Teaching Tuesday: The Post Wherein I Go Retro

Well, retro back to October, 2004.

While procrastinating today, I was tooling through the archives over at Fightin' Bob and I found a piece from noted education author and researcher Gerald Bracy. In it, he lays out the "Seven Deadly Absurdities" of No Child Left Behind. I think it's important to remember, on this day when we elect our next superintendent, how odious a law this truly is:
1. The No Child Left Behind law (NCLB) uses the phrase “scientifically based research” 111 times and demands such research from educational researchers, but no scientifically based research—or any research--supports the law’s mandates.

2. NCLB lacks research support because NCLB depends solely on punishment. As schools fail to make arbitrary “Adequate Yearly Progress” (AYP) the law imposes punitive, increasingly harsh sanctions. No psychologist, educator or organizational theorist would establish such a system, much less expect it to work [. . .].

3. [NCLB] punishes the entire school for the failures of the few, often the very few. [. . .]


4. All students must be proficient in reading, math, and science by 2014. This is ridiculous. In his 2003 presidential address to American Educational Research Association, Robert Linn projected it would take 61 years, 66 years, and 166 years, respectively, to get fourth-, eighth-, and twelfth-graders to the proficient level in math. [. . .]


5. As a consequence of #3 and #4 above, California projects that by the witching year of 2014, NCLB will label 99 percent of its schools “failing.” Minnesota, one of the nation’s highest scoring states, projects that 2014 will find 80 percent of its schools wanting.

6. Any school that fails to make AYP for two consecutive years must offer all students the option to transfer to a “successful” school.
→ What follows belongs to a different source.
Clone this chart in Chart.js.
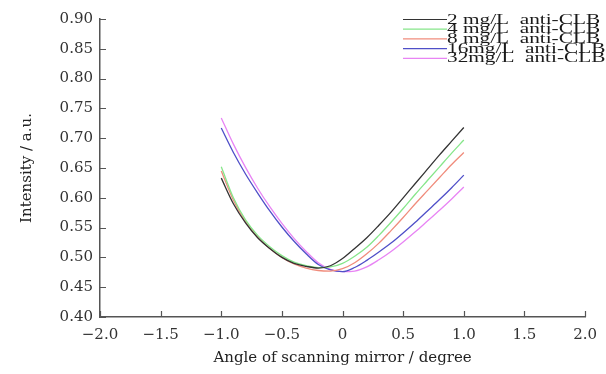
<!DOCTYPE html>
<html>
<head>
<meta charset="utf-8">
<script src="https://cdn.jsdelivr.net/npm/chart.js@4/dist/chart.umd.min.js"></script>
<style>
    html, body { margin: 0; padding: 0; background: #fff; }
    #wrap { width: 606px; height: 374px; }
</style>
</head>
<body>
<div id="wrap"><canvas id="intensity_chart" width="606" height="374"></canvas></div>
<script>
let angles = [-1.0, -0.9, -0.8, -0.7, -0.6, -0.5, -0.4, -0.3, -0.2, -0.1, 0.0, 0.1, 0.2, 0.3, 0.4, 0.5, 0.6, 0.7, 0.8, 0.9, 1.0];

let seriesLabels = ['2 mg/L  anti-CLB', '4 mg/L  anti-CLB', '8 mg/L  anti-CLB', '16mg/L  anti-CLB', '32mg/L  anti-CLB'];

let clb2 = [0.633, 0.590, 0.558, 0.533, 0.515, 0.500, 0.490, 0.485, 0.482, 0.486, 0.498, 0.515, 0.533, 0.554, 0.576, 0.600, 0.624, 0.648, 0.672, 0.695, 0.718];
let clb4 = [0.652, 0.600, 0.563, 0.537, 0.518, 0.503, 0.492, 0.486, 0.483, 0.484, 0.490, 0.502, 0.517, 0.537, 0.559, 0.582, 0.606, 0.629, 0.652, 0.675, 0.697];
let clb8 = [0.645, 0.596, 0.560, 0.534, 0.515, 0.500, 0.489, 0.482, 0.478, 0.477, 0.481, 0.491, 0.506, 0.524, 0.545, 0.567, 0.590, 0.612, 0.634, 0.656, 0.676];
let clb16 = [0.717, 0.676, 0.640, 0.608, 0.578, 0.551, 0.527, 0.506, 0.488, 0.479, 0.476, 0.483, 0.495, 0.509, 0.524, 0.541, 0.559, 0.578, 0.597, 0.617, 0.638];
let clb32 = [0.734, 0.690, 0.651, 0.616, 0.585, 0.557, 0.532, 0.510, 0.491, 0.480, 0.476, 0.477, 0.484, 0.496, 0.510, 0.526, 0.543, 0.561, 0.579, 0.598, 0.618];

let xTickLabels = ['\u22122.0', '\u22121.5', '\u22121.0', '\u22120.5', '0', '0.5', '1.0', '1.5', '2.0'];
let yTickLabels = ['0.40', '0.45', '0.50', '0.55', '0.60', '0.65', '0.70', '0.75', '0.80', '0.85', '0.90'];

let colors = ['#333333', '#86e68a', '#f08c7c', '#4f4fc8', '#e884f4'];
let axisColor = '#555555';
let serif = 'DejaVu Serif';

function toPoints(values) {
    return values.map(function (v, i) {
        return {x: angles[i], y: v};
    });
}

let allSeries = [clb2, clb4, clb8, clb16, clb32];

let datasets = allSeries.map(function (values, i) {
    return {
        label: seriesLabels[i],
        data: toPoints(values),
        borderColor: colors[i],
        borderWidth: 1.3,
        pointRadius: 0,
        fill: false,
        cubicInterpolationMode: 'monotone'
    };
});

// ticks point into the plot, so draw them by hand
let innerTicks = {
    id: 'innerTicks',
    afterDraw: function (chart) {
        let ctx = chart.ctx;
        let xs = chart.scales.x;
        let ys = chart.scales.y;
        let area = chart.chartArea;
        ctx.save();
        ctx.strokeStyle = axisColor;
        ctx.lineWidth = 1.2;
        ctx.beginPath();
        xs.ticks.forEach(function (t) {
            let px = Math.round(xs.getPixelForValue(t.value)) + 0.5;
            ctx.moveTo(px, area.bottom);
            ctx.lineTo(px, area.bottom - 6);
        });
        ys.ticks.forEach(function (t) {
            let py = Math.round(ys.getPixelForValue(t.value)) + 0.5;
            ctx.moveTo(area.left, py);
            ctx.lineTo(area.left + 6, py);
        });
        ctx.stroke();
        ctx.restore();
    }
};

// compact legend, text stretched wide like the original figure
let squeezedLegend = {
    id: 'squeezedLegend',
    afterDraw: function (chart) {
        let ctx = chart.ctx;
        let top = 19.5;
        let step = 9.7;
        ctx.save();
        chart.data.datasets.forEach(function (ds, i) {
            let y = top + i * step;
            ctx.strokeStyle = ds.borderColor;
            ctx.lineWidth = 1.2;
            ctx.beginPath();
            ctx.moveTo(403, y);
            ctx.lineTo(447, y);
            ctx.stroke();

            ctx.save();
            ctx.translate(447, y);
            ctx.scale(1.52, 1);
            ctx.fillStyle = '#1a1a1a';
            ctx.font = '14px "Liberation Serif"';
            ctx.textBaseline = 'middle';
            ctx.fillText(ds.label, 0, 0.5);
            ctx.restore();
        });
        ctx.restore();
    }
};

new Chart(document.getElementById('intensity_chart'), {
    type: 'line',
    data: {datasets: datasets},
    options: {
        responsive: false,
        animation: false,
        layout: {padding: {top: 19, right: 20, left: 0, bottom: 0}},
        plugins: {
            legend: {display: false},
            tooltip: {enabled: false}
        },
        scales: {
            x: {
                type: 'linear',
                min: -2,
                max: 2,
                ticks: {
                    stepSize: 0.5,
                    padding: 9,
                    color: '#333',
                    font: {family: serif, size: 15},
                    callback: function (value, index) {
                        return xTickLabels[index];
                    }
                },
                grid: {drawOnChartArea: false, drawTicks: false},
                border: {display: true, color: axisColor, width: 1.5},
                title: {
                    display: true,
                    text: 'Angle of scanning mirror / degree',
                    color: '#222',
                    font: {family: serif, size: 15},
                    padding: {top: 0, bottom: 7}
                },
                afterFit: function (scale) {
                    scale.height = 57;
                }
            },
            y: {
                min: 0.4,
                max: 0.9,
                ticks: {
                    stepSize: 0.05,
                    padding: 7,
                    color: '#333',
                    font: {family: serif, size: 15},
                    callback: function (value, index) {
                        return yTickLabels[index];
                    }
                },
                grid: {drawOnChartArea: false, drawTicks: false},
                border: {display: true, color: axisColor, width: 1.5},
                title: {
                    display: true,
                    text: 'Intensity / a.u.',
                    color: '#222',
                    font: {family: serif, size: 15},
                    padding: {top: 18, bottom: 0}
                },
                afterFit: function (scale) {
                    scale.width = 100;
                }
            }
        }
    },
    plugins: [innerTicks, squeezedLegend]
});
</script>
</body>
</html>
Thus, if a school’s special education students fail to make AYP one year and its English language learners fail the next year, the school must offer all students the “choice option” in spite of the fact that the school worked for the other 36 student categories.

In cities, the choice option is a farce. This year, Chicago had 200,000 students eligible, but only 500 spaces for them. [. . .]

7. Schools alone cannot accomplish what NCLB requires. After all, between birth and age 18, children spend only 9 percent of their lives in schools.
Go read the whole thing--my excerpts don't do it justice.

I'll report later on the election results as I learn them.